E, per attrarre nuovi consumatori, hanno assoldato testimonial dal mondo dello spettacolo. Njoy ha lanciato una campagna pubblicitaria con le star della musica Courtney Love e Bruno Mars, mentre Blu Ecigs ha reclutato l’attore Stephen Dorff e prevede quest’anno di raddoppiare gli investimenti pubblicitari a 40 milioni di dollari. Le sigarette elettroniche, a differenza di quelle tradizionali, non sono infatti regolate a livello federale ed è quindi legale pubblicizzarle in televisione.

Mancano le regole a livello federale. Ma alcuni Stati prendono provvedimenti
Ma la Food and Drug Administration (Fda), l’ente governativo americano che si occupa della regolamentazione dei prodotti alimentari e farmaceutici, ha annunciato che sono in arrivo nuovi regolamenti, paragonando il mercato attuale delle e-cigarette al “wild wild west”. La Fda, come ha avvertito la stessa agenzia, ha aspettato finora a intervenire perché non è ancora chiaro l’impatto a lungo termine sulla salute di chi usa la sigaretta elettronica.
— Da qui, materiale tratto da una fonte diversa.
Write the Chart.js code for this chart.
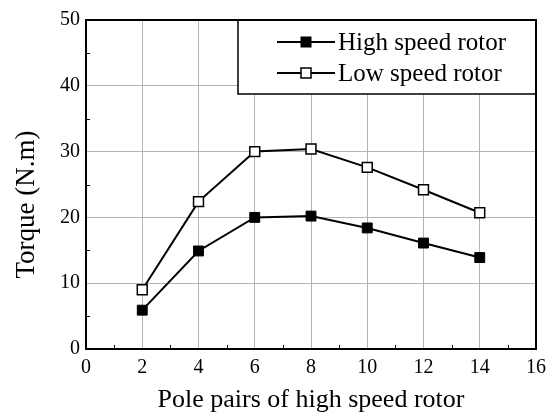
<!DOCTYPE html>
<html>
<head>
<meta charset="utf-8">
<script src="https://cdn.jsdelivr.net/npm/chart.js@4.4.1/dist/chart.umd.min.js"></script>
<style>
  html, body { margin: 0; padding: 0; background: #fff; }
  canvas { display: block; }
</style>
</head>
<body>
<canvas id="torqueChart" width="558" height="416"></canvas>
<script>
const polePairs = [2, 4, 6, 8, 10, 12, 14];
const highSpeed = [5.9, 14.9, 20.0, 20.2, 18.4, 16.1, 13.9];
const lowSpeed = [9.0, 22.4, 30.0, 30.4, 27.6, 24.2, 20.7];
const seriesNames = ["High speed rotor", "Low speed rotor"];
const xTicks = [0, 2, 4, 6, 8, 10, 12, 14, 16];
const yTicks = [0, 10, 20, 30, 40, 50];
const yTitle = "Torque (N.m)";

const serif = "'Liberation Serif', 'Times New Roman', serif";

const toPoints = function(values) {
  return polePairs.map(function(p, i) { return { x: p, y: values[i] }; });
};

// frame, inward minor ticks, y title and the boxed legend
const decorations = {
  id: "decorations",
  afterDraw: function(chart) {
    const ctx = chart.ctx;
    const area = chart.chartArea;
    const xs = chart.scales.x;
    const ys = chart.scales.y;
    ctx.save();
    ctx.strokeStyle = "#000";
    ctx.lineWidth = 1;
    for (let v = 1; v < 16; v += 2) {
      const px = Math.round(xs.getPixelForValue(v)) + 0.5;
      ctx.beginPath();
      ctx.moveTo(px, area.bottom);
      ctx.lineTo(px, area.bottom - 4);
      ctx.stroke();
    }
    for (let v = 5; v < 50; v += 10) {
      const py = Math.round(ys.getPixelForValue(v)) + 0.5;
      ctx.beginPath();
      ctx.moveTo(area.left, py);
      ctx.lineTo(area.left + 4, py);
      ctx.stroke();
    }

    // y axis title, sits a bit below the middle of the plot like the original
    ctx.save();
    ctx.translate(27, (area.top + area.bottom) / 2 + 20);
    ctx.rotate(-Math.PI / 2);
    ctx.font = "27px " + serif;
    ctx.fillStyle = "#000";
    ctx.textAlign = "center";
    ctx.textBaseline = "middle";
    ctx.fillText(yTitle, 0, 0);
    ctx.restore();

    // legend box
    const boxW = 298, boxH = 74;
    const bx = area.right - boxW, by = area.top;
    ctx.fillStyle = "#fff";
    ctx.fillRect(bx, by, boxW, boxH);
    ctx.lineWidth = 1.5;
    ctx.strokeRect(bx, by, boxW, boxH);

    ctx.font = "25px " + serif;
    ctx.textBaseline = "middle";
    ctx.textAlign = "left";
    chart.data.datasets.forEach(function(ds, i) {
      const cy = by + 22 + i * 31;
      ctx.strokeStyle = ds.borderColor;
      ctx.lineWidth = ds.borderWidth;
      ctx.beginPath();
      ctx.moveTo(bx + 39, cy);
      ctx.lineTo(bx + 97, cy);
      ctx.stroke();
      ctx.fillStyle = ds.pointBackgroundColor;
      ctx.fillRect(bx + 63, cy - 5, 10, 10);
      ctx.lineWidth = ds.pointBorderWidth;
      ctx.strokeRect(bx + 63, cy - 5, 10, 10);
      ctx.fillStyle = "#000";
      ctx.fillText(ds.label, bx + 100, cy + 1);
    });

    // outer frame
    ctx.strokeStyle = "#000";
    ctx.lineWidth = 2;
    ctx.strokeRect(area.left, area.top, area.right - area.left, area.bottom - area.top);
    ctx.restore();
  }
};

const context = document.getElementById("torqueChart").getContext("2d");
const chart = new Chart(context, {
  type: "line",
  data: {
    datasets: [{
      label: seriesNames[0],
      data: toPoints(highSpeed),
      borderColor: "#000",
      borderWidth: 2,
      pointStyle: "rect",
      pointRadius: 7,
      pointBackgroundColor: "#000",
      pointBorderColor: "#000",
      pointBorderWidth: 1,
      tension: 0
    }, {
      label: seriesNames[1],
      data: toPoints(lowSpeed),
      borderColor: "#000",
      borderWidth: 2,
      pointStyle: "rect",
      pointRadius: 7,
      pointBackgroundColor: "#fff",
      pointBorderColor: "#000",
      pointBorderWidth: 1.5,
      tension: 0
    }]
  },
  options: {
    responsive: false,
    animation: false,
    layout: { padding: { top: 20, right: 22, left: 0, bottom: 0 } },
    plugins: {
      legend: { display: false },
      tooltip: { enabled: false }
    },
    scales: {
      x: {
        type: "linear",
        min: 0,
        max: 16,
        afterBuildTicks: function(scale) {
          scale.ticks = xTicks.map(function(v) { return { value: v }; });
        },
        afterFit: function(scale) { scale.height = 67; },
        grid: { color: "#b4b4b4", lineWidth: 1, drawTicks: false },
        border: { color: "#000", width: 2 },
        ticks: {
          padding: 7,
          color: "#000",
          font: { family: serif, size: 20 },
          maxRotation: 0
        },
        title: {
          display: true,
          text: "Pole pairs of high speed rotor",
          color: "#000",
          font: { family: serif, size: 26 },
          padding: { top: 0, bottom: 0 }
        }
      },
      y: {
        type: "linear",
        min: 0,
        max: 50,
        afterBuildTicks: function(scale) {
          scale.ticks = yTicks.map(function(v) { return { value: v }; });
        },
        afterFit: function(scale) { scale.width = 86; },
        grid: { color: "#b4b4b4", lineWidth: 1, drawTicks: false },
        border: { color: "#000", width: 2 },
        ticks: {
          padding: 6,
          color: "#000",
          font: { family: serif, size: 20 }
        },
        title: { display: false }
      }
    }
  },
  plugins: [decorations]
});
</script>
</body>
</html>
In linea con quanto sta accadendo in alcuni Paesi europei (Italia inclusa), alcuni Stati americani hanno tuttavia adottato dei regolamenti in attesa di una decisione a livello federale. Oltre 12, tra cui Arkansas, Colorado e Maryland, hanno vietato le sigarette elettroniche ai minori. E altri – New Jersey, North Dakota e Utah – hanno messo fuori legge il loro uso nei luoghi pubblici. A spingere le autorità a prendere provvedimenti è il rischio che la sigaretta elettronica sia usata anche dai più giovani, attratti da alcune varianti speciali alla fragola, al cioccolato o alla piña colada.

Pacchetti troppo cari a New York. I produttori avvertono: “Ci sono 9.741 posti a rischio”
Non è quindi ancora chiaro come si comporteranno le autorità americane per regolamentare la sigaretta elettronica. Una cosa, però, è certa. Gli affari, per le aziende del tabacco, non sono più quelli di una volta. Le autorità hanno dichiarato una vera e propria guerra al fumo, aumentando i divieti nei luoghi pubblici, vietando le pubblicità e soprattutto aumentando le tasse. I prezzi più alti sono quelli di New York, dove le imposte (federali, statali e della città) hanno raggiunto 6,86 dollari a pacchetto, facendo schizzare il prezzo medio di venti sigarette a 12,5 dollari.

L’ultima proposta dal sindaco di New York, Michael Bloomberg, punta a vietare ai negozi di mostrare i pacchetti in vendita dietro al bancone e a fissare un prezzo minimo di 10,5 dollari. L’annuncio dell’iniziativa ha fatto intervenire le aziende del settore, che hanno avvertito sul rischio che la riforma faccia scomparire il 21% dei negozi e porti al licenziamento di 9.741 dipendenti, sottraendo al governo e alla città tasse per 19 milioni di dollari.